Davies, too, can see common ground that both sides can stand on. He considers the origins of life and consciousness as neither the result of a Creator's hand nor "stupendously improbable accidents." He sees them simply as the natural result of the workings of the laws of nature.
Others find no room for accommodation. "I enjoy discussions, but what I would not like is some sort of synthesis of religion and science," Weinberg says. "I think that progress of humanity away from religion has generally been a healthy one, and I wouldn't want to see reconciliation. It's a progress that has been very largely driven by the expansion of science, and I wouldn't like us to give up that progress that we have made."
Smith sees his debates with Craig as carrying the day for science. "I say science implies atheism," he says. "They're desperately trying to say no, science implies theism."
He estimates that 10 percent of philosophers--"the best minds in their fields"-- believe in God. "Religion has had a big swing since the 1970s. [Theists] came up with brilliant arguments for theism. It used to be the tendency was to ignore them, but now more of them are becoming philosophers, and if you ignore them, they could become the majority.
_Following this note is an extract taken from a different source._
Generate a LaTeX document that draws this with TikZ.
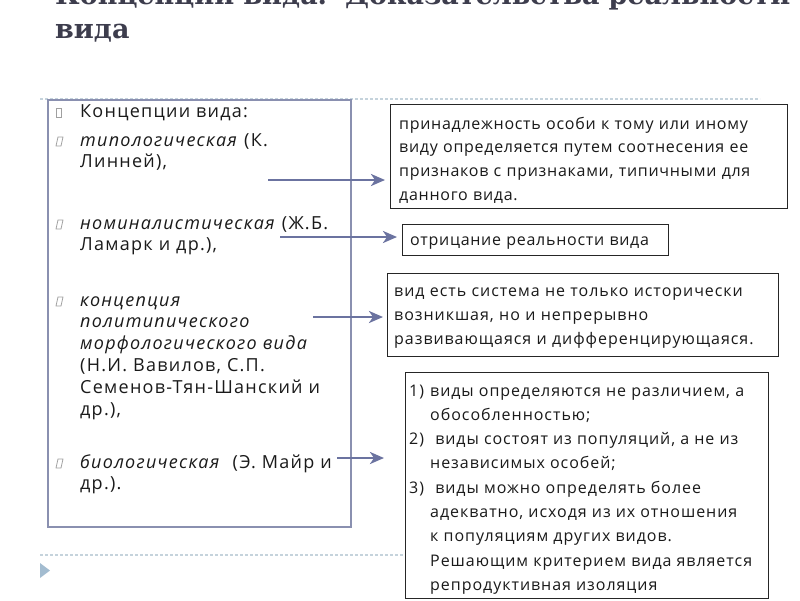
\documentclass[tikz,border=0pt]{standalone}
\usepackage{fontspec}
\setmainfont{Open Sans}
\newfontfamily\titlefont{DejaVu Serif}
\usetikzlibrary{arrows.meta}
\definecolor{arrowc}{HTML}{6B73A0}
\definecolor{lboxc}{HTML}{8A90B0}
\definecolor{dotc}{HTML}{C5D3DC}
\definecolor{titlec}{HTML}{3D3D4D}
\definecolor{trianglec}{HTML}{A3BCD0}
\definecolor{bulletc}{HTML}{A0A0A0}
\definecolor{textc}{HTML}{1A1A1A}
\begin{document}
\begin{tikzpicture}[x=1pt,y=-1pt,
  dotline/.style={dotc, line width=1.2pt, dash pattern=on 3pt off 2pt},
  rbox/.style={draw=black!85, line width=1.3pt, fill=white, anchor=north west, inner sep=0pt},
  lbox/.style={draw=lboxc, line width=2pt, fill=white, anchor=north west, inner sep=0pt},
  conn/.style={arrowc, line width=2.5pt, -{Stealth[length=14pt,width=12pt,inset=4pt]}},
  ltext/.style={anchor=base west, inner sep=0pt, align=left, text width=280pt, font=\addfontfeature{LetterSpace=7}\fontsize{18}{21.8}\selectfont, text=textc},
  rtext/.style={anchor=base west, inner sep=0pt, align=left, text width=390pt, font=\addfontfeature{LetterSpace=4.5}\fontsize{16}{23.7}\selectfont, text=textc},
  bul/.style={draw=bulletc, line width=0.8pt},
]
\useasboundingbox (0,0) rectangle (800,600);
% title
\node[anchor=base west, inner sep=0pt, align=left, text width=760pt, text=titlec,
      font=\titlefont\bfseries\fontsize{27}{34}\selectfont] (title) at (55,4)
  {Концепции вида.\ \ Доказательства реальности\\вида};
% dotted rules
\coordinate (d1a) at (40,99);  \coordinate (d1b) at (760,99);
\coordinate (d2a) at (40,555); \coordinate (d2b) at (760,555);
\draw[dotline] (d1a) -- (d1b);
\draw[dotline] (d2a) -- (d2b);
\fill[trianglec] (40,563) -- (50,570.5) -- (40,578) -- cycle;
% left box
\node[lbox, minimum width=303pt, minimum height=427pt] (lb) at (47,99) {};
% bullets
\draw[bul] (56,108) rectangle (61,117);
\draw[bul] (56,146) -- (61,146) -- (63,137) -- (58,137) -- cycle;
\draw[bul] (56,229) -- (61,229) -- (63,220) -- (58,220) -- cycle;
\draw[bul] (56,306) -- (61,306) -- (63,297) -- (58,297) -- cycle;
\draw[bul] (56,468) -- (61,468) -- (63,459) -- (58,459) -- cycle;
% left texts
\node[ltext] (l1) at (80,117) {Концепции вида:};
\node[ltext] (l2) at (80,146) {\textit{типологическая} (К.\\Линней),};
\node[ltext] (l3) at (80,229) {\textit{номиналистическая} (Ж.Б.\\Ламарк и др.),};
\node[ltext] (l4) at (80,306) {\textit{концепция\\политипического\\морфологического вида}\\(Н.И. Вавилов, С.П.\\Семенов-Тян-Шанский и\\др.),};
\node[ltext] (l5) at (80,468) {\textit{биологическая}\ \ (Э. Майр и\\др.).};
% right boxes
\node[rbox, minimum width=397pt, minimum height=104pt] (b1) at (390,104) {};
\node[rbox, minimum width=266pt, minimum height=31pt] (b2) at (402,224) {};
\node[rbox, minimum width=391pt, minimum height=83pt] (b3) at (387,273) {};
\node[rbox, minimum width=363pt, minimum height=226pt] (b4) at (405,372) {};
% right texts
\node[rtext] (t1) at (399,129) {принадлежность особи к тому или иному\\виду определяется путем соотнесения ее\\признаков с признаками, типичными для\\данного вида.};
\node[rtext] (t2) at (410,245) {отрицание реальности вида};
\node[rtext, font=\addfontfeature{LetterSpace=6}\fontsize{16}{24}\selectfont] (t3) at (394,296) {вид есть система не только исторически\\возникшая, но и непрерывно\\развивающаяся и дифференцирующаяся.};
\node[anchor=base west, inner sep=0pt, font=\addfontfeature{LetterSpace=6}\fontsize{16}{24.3}\selectfont, text=textc] (t4) at (409,396)
  {\begin{tabular}[t]{@{}p{21pt}@{}l@{}}
   1) & виды определяются не различием, а\\
      & обособленностью;\\
   2) & \ виды состоят из популяций, а не из\\
      & независимых особей;\\
   3) & \ виды можно определять более\\
      & адекватно, исходя из их отношения\\
      & к популяциям других видов.\\
      & Решающим критерием вида является\\
      & репродуктивная изоляция
  \end{tabular}};
% connectors
\coordinate (s1) at (268,180);
\coordinate (s2) at (280,237);
\coordinate (s3) at (313,317);
\coordinate (s4) at (337,458);
\draw[conn, shorten >=5pt] (s1) -- (s1 -| b1.west);
\draw[conn, shorten >=5pt] (s2) -- (s2 -| b2.west);
\draw[conn, shorten >=4pt] (s3) -- (s3 -| b3.west);
\draw[conn, shorten >=21pt] (s4) -- (s4 -| b4.west);
\end{tikzpicture}
\end{document}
I'm trying to put my finger in the dike, to stop this onslaught of theism."
But the battle may never be won by either side.
"I cannot imagine any time now or in the future where a particular scientific discovery would either entirely negate religious sensibilities or entirely confirm them," Conway Morris says, "You could take the view that in the end religion is being constantly eroded by science, but that doesn't ring quite true, inasmuch as . . . these discussions refuse to die."